## Start Supplied records

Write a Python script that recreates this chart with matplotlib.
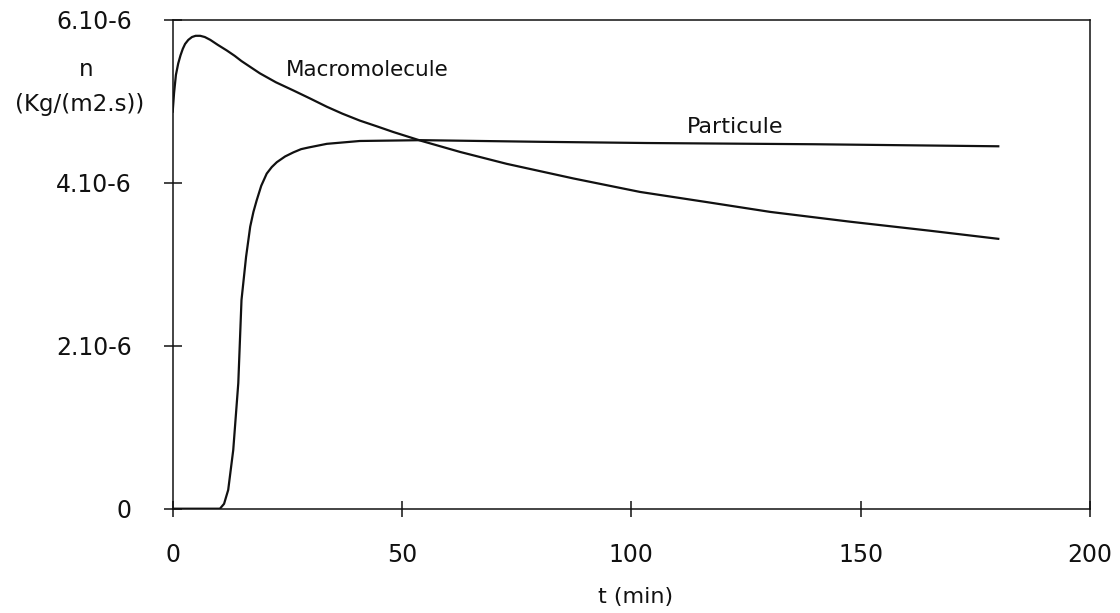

## End Supplied records
## Start Supplied records

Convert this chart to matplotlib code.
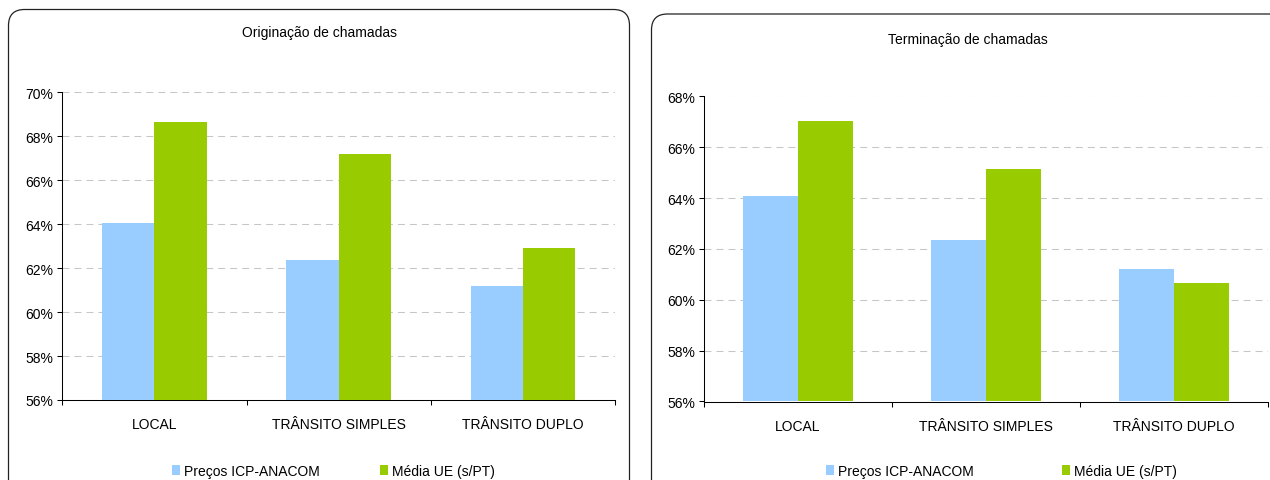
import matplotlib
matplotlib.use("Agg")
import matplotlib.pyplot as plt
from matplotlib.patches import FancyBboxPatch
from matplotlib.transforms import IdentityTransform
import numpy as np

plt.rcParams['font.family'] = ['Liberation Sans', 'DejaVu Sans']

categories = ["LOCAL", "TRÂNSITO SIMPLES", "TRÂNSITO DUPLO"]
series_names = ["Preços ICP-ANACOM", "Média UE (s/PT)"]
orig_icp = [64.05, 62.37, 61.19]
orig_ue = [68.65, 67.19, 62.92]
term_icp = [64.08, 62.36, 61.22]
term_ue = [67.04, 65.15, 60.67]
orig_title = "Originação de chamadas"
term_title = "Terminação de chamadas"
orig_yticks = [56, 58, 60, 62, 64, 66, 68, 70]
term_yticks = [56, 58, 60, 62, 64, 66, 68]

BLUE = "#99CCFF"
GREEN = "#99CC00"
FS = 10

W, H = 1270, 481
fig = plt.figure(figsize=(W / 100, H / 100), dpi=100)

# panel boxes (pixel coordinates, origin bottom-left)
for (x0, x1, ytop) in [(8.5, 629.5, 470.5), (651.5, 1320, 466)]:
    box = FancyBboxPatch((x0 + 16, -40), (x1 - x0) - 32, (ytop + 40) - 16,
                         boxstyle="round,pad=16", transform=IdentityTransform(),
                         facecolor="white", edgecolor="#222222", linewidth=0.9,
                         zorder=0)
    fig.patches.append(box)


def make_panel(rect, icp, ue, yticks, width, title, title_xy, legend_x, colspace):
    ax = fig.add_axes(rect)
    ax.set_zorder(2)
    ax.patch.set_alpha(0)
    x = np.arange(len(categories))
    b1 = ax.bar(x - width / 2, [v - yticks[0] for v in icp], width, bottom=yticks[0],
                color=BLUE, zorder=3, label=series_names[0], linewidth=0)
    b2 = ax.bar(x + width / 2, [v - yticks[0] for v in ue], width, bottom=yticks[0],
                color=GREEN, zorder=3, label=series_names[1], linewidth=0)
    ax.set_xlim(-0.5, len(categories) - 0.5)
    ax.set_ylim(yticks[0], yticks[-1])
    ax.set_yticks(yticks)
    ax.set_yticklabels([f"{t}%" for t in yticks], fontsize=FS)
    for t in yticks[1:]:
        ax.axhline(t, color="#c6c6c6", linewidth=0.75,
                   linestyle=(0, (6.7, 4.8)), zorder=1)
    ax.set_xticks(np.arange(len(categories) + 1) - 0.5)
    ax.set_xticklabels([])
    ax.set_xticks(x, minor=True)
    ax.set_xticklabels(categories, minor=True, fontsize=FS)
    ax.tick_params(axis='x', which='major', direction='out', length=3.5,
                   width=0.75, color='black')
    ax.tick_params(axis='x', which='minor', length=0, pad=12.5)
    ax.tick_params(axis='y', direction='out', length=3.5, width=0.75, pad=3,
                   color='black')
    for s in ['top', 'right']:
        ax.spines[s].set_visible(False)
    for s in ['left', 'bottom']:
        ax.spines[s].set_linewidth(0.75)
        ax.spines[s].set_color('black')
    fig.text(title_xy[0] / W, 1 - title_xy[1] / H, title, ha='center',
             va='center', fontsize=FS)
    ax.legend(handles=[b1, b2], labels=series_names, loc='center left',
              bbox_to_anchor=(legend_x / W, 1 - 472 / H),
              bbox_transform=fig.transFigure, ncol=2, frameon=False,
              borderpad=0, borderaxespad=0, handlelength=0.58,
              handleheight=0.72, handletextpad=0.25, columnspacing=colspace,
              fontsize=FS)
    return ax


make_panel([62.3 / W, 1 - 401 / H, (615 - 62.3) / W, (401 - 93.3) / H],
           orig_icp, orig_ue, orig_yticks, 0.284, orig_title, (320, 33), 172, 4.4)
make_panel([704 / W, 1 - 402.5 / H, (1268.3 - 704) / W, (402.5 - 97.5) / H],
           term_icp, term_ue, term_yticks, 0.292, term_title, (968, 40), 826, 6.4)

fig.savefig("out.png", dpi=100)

## End Supplied records

- _Description of the task_
Give back only the lines from the one holding "Convert this chart to matplotlib code." through the one holding "plt.rcParams['font.family'] = ['Liberation", both kept, exactly as written. Omit the images.

- _The response_
Convert this chart to matplotlib code.
import matplotlib
matplotlib.use("Agg")
import matplotlib.pyplot as plt
from matplotlib.patches import FancyBboxPatch
from matplotlib.transforms import IdentityTransform
import numpy as np

plt.rcParams['font.family'] = ['Liberation Sans', 'DejaVu Sans']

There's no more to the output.